A healthy gut microbiota requires a higher intake of plants, whole foods, quality fats and proteins and some fermented foods, and lower intake of ultra-processed foods.

And the key, Professor Jacka says, is diversity. People can develop a diverse gut microbiota by eating 30 different types of plants per week. They don’t have to be exotic, she says, just wide in a variety of fruits, vegetables, grains, legumes, nuts, seeds, herbs and spices.

Myth-busting a common misconception, Professor Jacka says a healthy diet does not have to be expensive. A cost analysis showed that in the SMILEs trials, healthy but accessible foods such as frozen vegetables, tinned beans and fish were cheaper than junk food-heavy diets participants had been consuming.

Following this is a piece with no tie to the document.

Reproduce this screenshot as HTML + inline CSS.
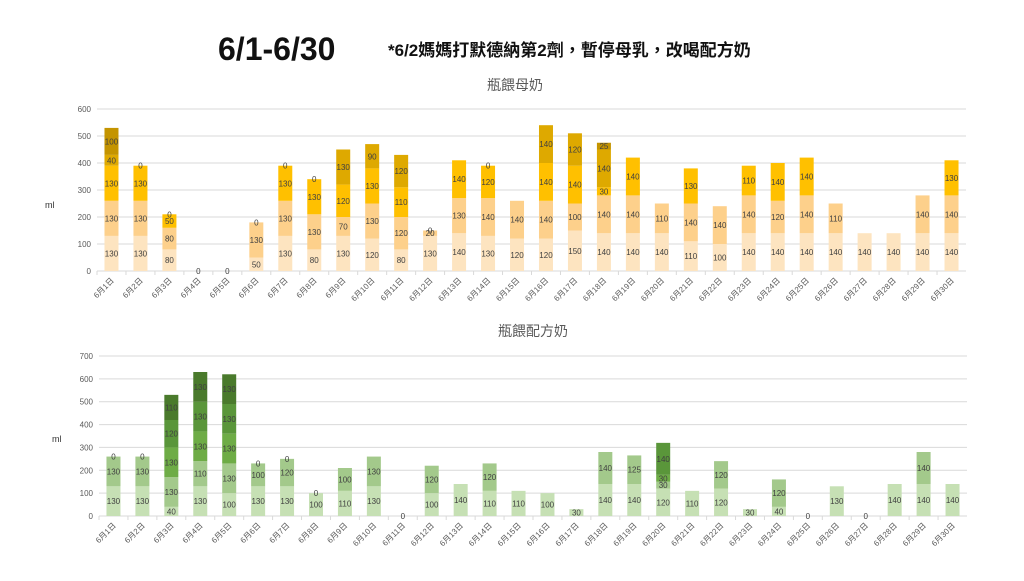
<!DOCTYPE html>
<html><head><meta charset="utf-8"><style>
body{margin:0;background:#fff;width:1024px;height:576px;overflow:hidden;font-family:"Liberation Sans","Noto Sans CJK TC",sans-serif}
</style></head><body>
<svg id="s" width="1024" height="576" xmlns="http://www.w3.org/2000/svg" font-family="Liberation Sans, Noto Sans CJK TC, sans-serif">
<text x="218" y="60" font-size="32" font-weight="bold" fill="#111">6/1-6/30</text>
<text x="388" y="56" font-size="17" font-weight="bold" fill="#111">*6/2媽媽打默德納第2劑，暫停母乳，改喝配方奶</text>
<text x="515" y="90" font-size="14" fill="#595959" text-anchor="middle">瓶餵母奶</text>
<text x="533" y="336" font-size="14" fill="#595959" text-anchor="middle">瓶餵配方奶</text>
<text x="45" y="208" font-size="9" fill="#333">ml</text>
<text x="52" y="442" font-size="9" fill="#333">ml</text>
</svg>
<script>
const days=[];for(let i=1;i<=30;i++)days.push('6月'+i+'日');
const milkS1=[130,130,80,0,0,50,130,80,130,120,80,130,140,130,120,120,150,140,140,140,110,100,140,140,140,140,140,140,140,140];
const milkS2=[130,130,80,null,null,130,130,130,70,130,120,20,130,140,140,140,100,140,140,110,140,140,140,120,140,110,null,null,140,140];
const milkS3=[130,130,50,null,null,0,130,130,120,130,110,0,140,120,null,140,140,30,140,null,130,null,110,140,140,null,null,null,null,130];
const milkS4=[40,0,0,null,null,null,0,0,130,90,120,null,null,0,null,140,120,140,null,null,null,null,null,null,null,null,null,null,null,null];
const milkS5=[100,null,null,null,null,null,null,null,null,null,null,null,null,null,null,null,null,25,null,null,null,null,null,null,null,null,null,null,null,null];
const milkTicks=[0,100,200,300,400,500,600];
const fS1=[130,130,40,130,100,130,130,100,110,130,0,100,140,110,110,100,30,140,140,120,110,120,30,40,0,130,0,140,140,140];
const fS2=[130,130,130,110,130,100,120,0,100,130,null,120,null,120,null,null,null,140,125,30,null,120,null,120,null,null,null,null,140,null];
const fS3=[0,0,130,130,130,0,0,null,null,null,null,null,null,null,null,null,null,null,null,30,null,null,null,null,null,null,null,null,null,null];
const fS4=[null,null,120,130,130,null,null,null,null,null,null,null,null,null,null,null,null,null,null,140,null,null,null,null,null,null,null,null,null,null];
const fS5=[null,null,110,130,130,null,null,null,null,null,null,null,null,null,null,null,null,null,null,null,null,null,null,null,null,null,null,null,null,null];
const fTicks=[0,100,200,300,400,500,600,700];
const NS='http://www.w3.org/2000/svg';const svg=document.getElementById('s');
function mk(t,a,p){const e=document.createElementNS(NS,t);for(const k in a)e.setAttribute(k,a[k]);(p||svg).appendChild(e);return e;}
function chart(cfg){
 const g=mk('g',{});
 
 
 const y=v=>cfg.y0-(v/cfg.max)*(cfg.y0-cfg.yTop);
 const bw=(cfg.x1-cfg.x0)/days.length;
 const xc=i=>cfg.x0+bw*(i+0.5);
 cfg.ticks.forEach(t=>{
  const l=mk('line',{x1:cfg.x0,x2:cfg.x1,y1:y(t),y2:y(t),stroke:'#d9d9d9','stroke-width':1},g);
  
  
  const tx=mk('text',{x:cfg.x0-6,y:y(t)+3,'font-size':8,fill:'#595959','text-anchor':'end'},g);
  
  
  tx.textContent=t;
 });
 days.forEach((d,i)=>{
  let base=0;
  cfg.series.forEach((s,si)=>{
   const v=s[i];if(v===null)return;
   if(v>0){const r=mk('rect',{x:xc(i)-7,y:y(base+v),width:14,height:y(base)-y(base+v),fill:cfg.colors[si]},g);
    
    }
   const tx=mk('text',{x:xc(i),y:(y(base)+y(base+v))/2+3,'font-size':8,fill:'#404040','text-anchor':'middle'},g);
   
   
   tx.textContent=v;
   base+=v;
  });
  const tk=mk('line',{x1:cfg.x0+bw*i,x2:cfg.x0+bw*i,y1:cfg.y0,y2:cfg.y0+4,stroke:'#d9d9d9'},g);
  
  
  const lx=xc(i)+3,ly=cfg.y0+10;
  const lb=mk('text',{x:lx,y:ly,'font-size':8,fill:'#595959','text-anchor':'end',transform:`rotate(-45 ${lx} ${ly})`},g);
  
  
  lb.textContent=d;
 });
}
chart({name:'breast-milk-chart',x0:97,x1:966,y0:271,yTop:109,max:600,ticks:milkTicks,series:[milkS1,milkS2,milkS3,milkS4,milkS5],colors:['#fde4c0','#fdd08b','#ffc000','#dea900','#c49400']});
chart({name:'formula-chart',x0:99,x1:967,y0:516,yTop:356,max:700,ticks:fTicks,series:[fS1,fS2,fS3,fS4,fS5],colors:['#c6e0b4','#a3c98b','#6eac46','#5a963a','#4a7a2c']});
</script>
</body></html>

“ So even though the brain and the gut microbiota are very complex, what you need to do to have a healthy gut microbiota is actually pretty simple. ”


What counsellors can do

Consult the Food & Mood website and point clients to it for a range of resources

Complete a short course, including a free online resource available through the Food and Mood Centre website

Take nutrition seriously

Ask clients what they ate for breakfast. If they say ‘Nutri-Grain’, suggest an alternative such as porridge.

Attend a conference – the next International Society for Nutritional Psychiatry Research conference will be held in in Cairns in March 2023.

Read, or listen, to a book – Professor Felice Jacka’s two books, Brain changer (for adults) and There’s a zoo in my poo (for children), are both widely available.


“So even though the brain and the gut microbiota are very complex, what you need to do to have a healthy gut microbiota is actually pretty simple,” she says.

New paradigm

The function of gut microbiota in relation to mental health is now under the microscope at the Food & Mood Centre.

Researchers are investigating the impact of fermented dairy on the brain; future research hopes to investigate nuts, mushrooms, herbs and other fermented food such as kombucha and sauerkraut that contain components that could be important in psychiatric disease.

Other research at the centre is comparing diet and exercise programs with cognitive behaviour therapies and the role of apps to treat depression through dietary education and improve diets in pregnancy and childhood.

The centre has also just published the first set of international guidelines for therapists using lifestyle-based care in treatment for depression, based on three years of research by the global taskforce it led.

Professor Jacka’s team is at the forefront of translation working with RANZCP to develop NutriPsyche – the world’s first accredited training program in nutritional psychiatry. Launched in October 2022, it follows a free online course available on the Food & Mood Centre website that has been accessed by more than 78,000 people globally.

To enhance cooperation, Professor Jacka, as the founder and president of the International Society for Nutritional Psychiatry Research, also sits on the World Economic Forum’s new nutrition initiative designed to counter the global industrialised food system that costs the economy $11 trillion a year in health impacts.

It has been a relentless workload, and not without personal cost. Professor Jacka has battled two bouts of breast cancer and is now actively trying to say ‘no’ to more – “which is hard when you’re the face of nutritional psychiatry,” she says. Professor Jacka’s work has graced the cover of TIME magazine, among others, and she has featured in international documentaries, as well as ABC TV programs Catalyst and Magda’s Big National Health Check.

She’s the first to admit she has not always prioritised her own mental health but is now addressing that by prioritising sleep, walking near her coastal home and easing her workload as she focuses in the “important things” – mentoring and getting new ideas off the ground.

Above all, she says the challenges have been worth it. “Not many people get to say that they achieved what they set out to do in their career, and I did. And I hope it’s going to help a lot of people.”